Eine große Gruppe innerhalb der Arbeits-Zuwanderer nach Deutschland machen schließlich noch Menschen aus Albanien, Bosnien, Herzegowina, Kosovo, Montenegro, Nordmazedonien und Serbien aus: Die „Westbalkanregelung“ umfasst derzeit 62 000 Nicht-EU-Staatsangehörige und erlaubt es ihnen seit 2016 bei einem konkreten Arbeitsangebot, nach Deutschland zu kommen. Sie gilt auch für Hilfskräfte, zum Beispiel Erntehelfer.

Ukrainer dürfen jenseits von Blauer Karte & Co. arbeiten

Ukrainer machen hier übrigens einen vergleichsweise kleinen Anteil aus: Ende 2022 kamen nur zwei Prozent der Arbeiter und Akademiker mit befristeter Aufenthaltserlaubnis „zum Zweck der Erwerbstätigkeit“ aus der Ukraine. Das liegt aber vor allem an einem statistischem Effekt: Die meisten geflüchteten Ukrainer haben einen sogenannten „humanitären Aufenthaltstitel“ bekommen – sie können und dürfen in aller Regel jenseits von Blauer Karte und anderen Regeln in Deutschland vorerst arbeiten und leben. Wieviel das tatsächlich tun, ist im „Ausländerzentralregister“ (AZR) nicht erfasst. Bei anderen Erhebungen hatte sich aber ergeben, dass das Qualifikationsniveau und die Arbeitsbereitschaft der Ukrainer im Vergleich zu anderen Flüchtlingsgruppen besonders hoch ist. Es ist davon auszugehen, das sie derzeit eher Arbeitskräftelücken in Deutschland schließen.

Rund 103.000 „Unbefristete“

Übrigens: Zusätzlich zu den erwähnten Arbeitern und Akademikern mit befristeten Aufenthalts- und Arbeitserlaubnissen leben in Deutschland noch 103.000 Erwerbstätige – inklusive Selbstständige – aus Nicht-EU-Staaten mit einer unbefristeten Niederlassungserlaubnis.

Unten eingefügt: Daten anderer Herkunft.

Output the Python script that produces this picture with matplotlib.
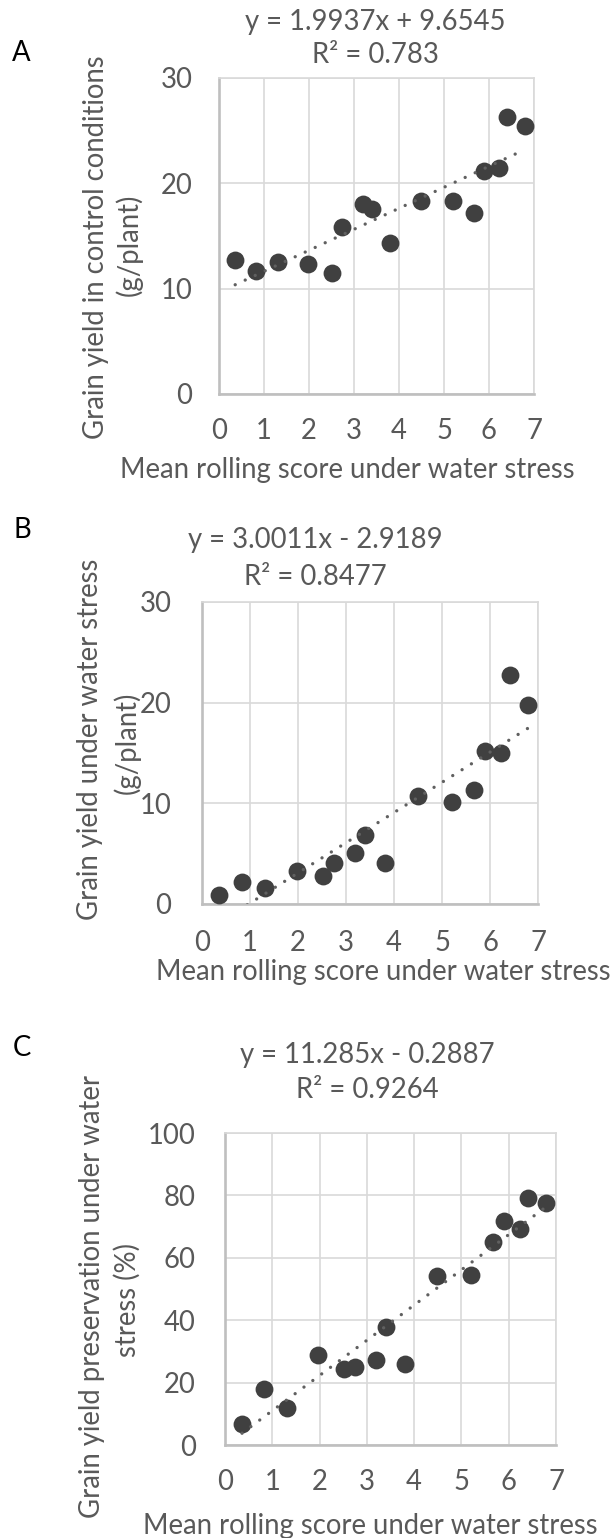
import matplotlib
matplotlib.use("Agg")
import matplotlib.pyplot as plt
import numpy as np
from matplotlib.textpath import TextPath
from matplotlib.font_manager import FontProperties

# ---------------- data ----------------
rolling_score = [0.36, 0.83, 1.31, 1.97, 2.52, 2.74, 3.19, 3.40, 3.81, 4.49,
                 5.20, 5.67, 5.89, 6.23, 6.41, 6.79]
yield_control = [12.7, 11.7, 12.5, 12.3, 11.5, 15.9, 18.0, 17.6, 14.3, 18.3,
                 18.3, 17.2, 21.2, 21.5, 26.3, 25.4]
yield_stress = [0.9, 2.2, 1.6, 3.3, 2.8, 4.1, 5.1, 6.9, 4.1, 10.7,
                10.1, 11.3, 15.2, 15.0, 22.7, 19.8]
yield_preservation = [6.8, 18.0, 12.0, 29.0, 24.3, 24.9, 27.3, 37.9, 25.9, 54.3,
                      54.6, 65.2, 71.8, 69.2, 79.2, 77.6]

slopes = [1.9937, 3.0011, 11.285]
intercepts = [9.6545, -2.9189, -0.2887]
equation_texts = ["y = 1.9937x + 9.6545", "y = 3.0011x - 2.9189", "y = 11.285x - 0.2887"]
r2_texts = ["R\u00b2 = 0.783", "R\u00b2 = 0.8477", "R\u00b2 = 0.9264"]
panel_letters = ["A", "B", "C"]
ylabel_lines = [("Grain yield in control conditions", "(g/plant)"),
                ("Grain yield under water stress", "(g/plant)"),
                ("Grain yield preservation under water", "stress (%)")]
xlabel_text = "Mean rolling score under water stress"
x_ticks = [0, 1, 2, 3, 4, 5, 6, 7]
y_ticks_list = [[0, 10, 20, 30], [0, 10, 20, 30], [0, 20, 40, 60, 80, 100]]

# ---------------- layout (pixels) ----------------
W, H = 610, 1538
FONT = "Lato"
TXT = "#595959"
plt.rcParams["font.family"] = [FONT, "DejaVu Sans"]


def fit_size(text, target_px):
    fp = FontProperties(family=FONT)
    w = TextPath((0, 0), text, size=100, prop=fp).get_extents().width
    return 100 * target_px / (w * 100 / 72)


FS = fit_size(xlabel_text, 452)

layout = [
    dict(rect=(219, 78, 534, 394), letter=(12, 53), title_x=375, title_y=(22, 55),
         xlab=(347, 470), ylab1=(96, 247), ylab2=(129, 245), xpad=17, ypad=19),
    dict(rect=(202, 602, 538, 904), letter=(13, 530), title_x=315, title_y=(540, 577),
         xlab=(383, 972), ylab1=(90, 739), ylab2=(127, 743), xpad=19, ypad=22),
    dict(rect=(225, 1133, 556, 1445), letter=(13, 1048), title_x=367, title_y=(1055, 1090),
         xlab=(370, 1526), ylab1=(92, 1297), ylab2=(127, 1300), xpad=17, ypad=21),
]

series = [yield_control, yield_stress, yield_preservation]

fig = plt.figure(figsize=(W / 100, H / 100), dpi=100)


def fx(px):
    return px / W


def fy(py):
    return 1 - py / H


x = np.array(rolling_score)
for i, L in enumerate(layout):
    l, t, r, b = L["rect"]
    ax = fig.add_axes([fx(l), fy(b), (r - l) / W, (b - t) / H])
    y = np.array(series[i])
    ax.scatter(x, y, s=165, color="#404040", linewidths=0, zorder=3, clip_on=False)
    xs = np.array([x.min(), x.max()])
    ax.plot(xs, slopes[i] * xs + intercepts[i], linestyle=(0, (0.01, 3.3)), lw=2.4,
            color="#606060", zorder=4, dash_capstyle="round")
    yt = y_ticks_list[i]
    ax.set_xlim(x_ticks[0], x_ticks[-1])
    ax.set_ylim(yt[0], yt[-1])
    ax.set_xticks(x_ticks)
    ax.set_yticks(yt)
    ax.grid(True, color="#d9d9d9", lw=1.2)
    ax.set_axisbelow(True)
    for side in ["top", "right"]:
        ax.spines[side].set_color("#d9d9d9")
        ax.spines[side].set_linewidth(1.2)
    for side in ["left", "bottom"]:
        ax.spines[side].set_color("#bfbfbf")
        ax.spines[side].set_linewidth(1.9)
    ax.tick_params(axis="x", length=0, labelsize=FS, labelcolor=TXT, pad=L["xpad"])
    ax.tick_params(axis="y", length=0, labelsize=FS, labelcolor=TXT, pad=L["ypad"])

    fig.text(fx(L["letter"][0]), fy(L["letter"][1]), panel_letters[i], ha="left",
             va="center", fontsize=FS, color="black")
    fig.text(fx(L["title_x"]), fy(L["title_y"][0]), equation_texts[i], ha="center",
             va="center", fontsize=FS, color=TXT)
    fig.text(fx(L["title_x"]), fy(L["title_y"][1]), r2_texts[i], ha="center",
             va="center", fontsize=FS, color=TXT)
    fig.text(fx(L["xlab"][0]), fy(L["xlab"][1]), xlabel_text, ha="center",
             va="center", fontsize=FS, color=TXT)
    fig.text(fx(L["ylab1"][0]), fy(L["ylab1"][1]), ylabel_lines[i][0], ha="center",
             va="center", rotation=90, fontsize=FS, color=TXT)
    fig.text(fx(L["ylab2"][0]), fy(L["ylab2"][1]), ylabel_lines[i][1], ha="center",
             va="center", rotation=90, fontsize=FS, color=TXT)

fig.savefig("out.png", dpi=100, facecolor="white")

Viele Wirtschaftspolitiker und -kammern sind allerdings überzeugt, dass trotz der jüngsten Erfolge bei der qualifizierten Zuwanderung noch mehr getan werden muss, um ungenutzte Fachkräfte-Potenziale im In- wie Ausland zu haben: In Deutschland gilt es vor allem, Frauen und Senioren die Teilnahme am Arbeitsleben zu erleichtern. Und andererseits planen Akteure wie etwa der Freistaat Sachsen die gezielte Fachkräfte-Akquise in ausgewählten Ländern jenseits der EU, beispielsweise mit Vietnam, statt nur darauf zu warten, dass die Akademiker und Facharbeiter nach Deutschland kommen.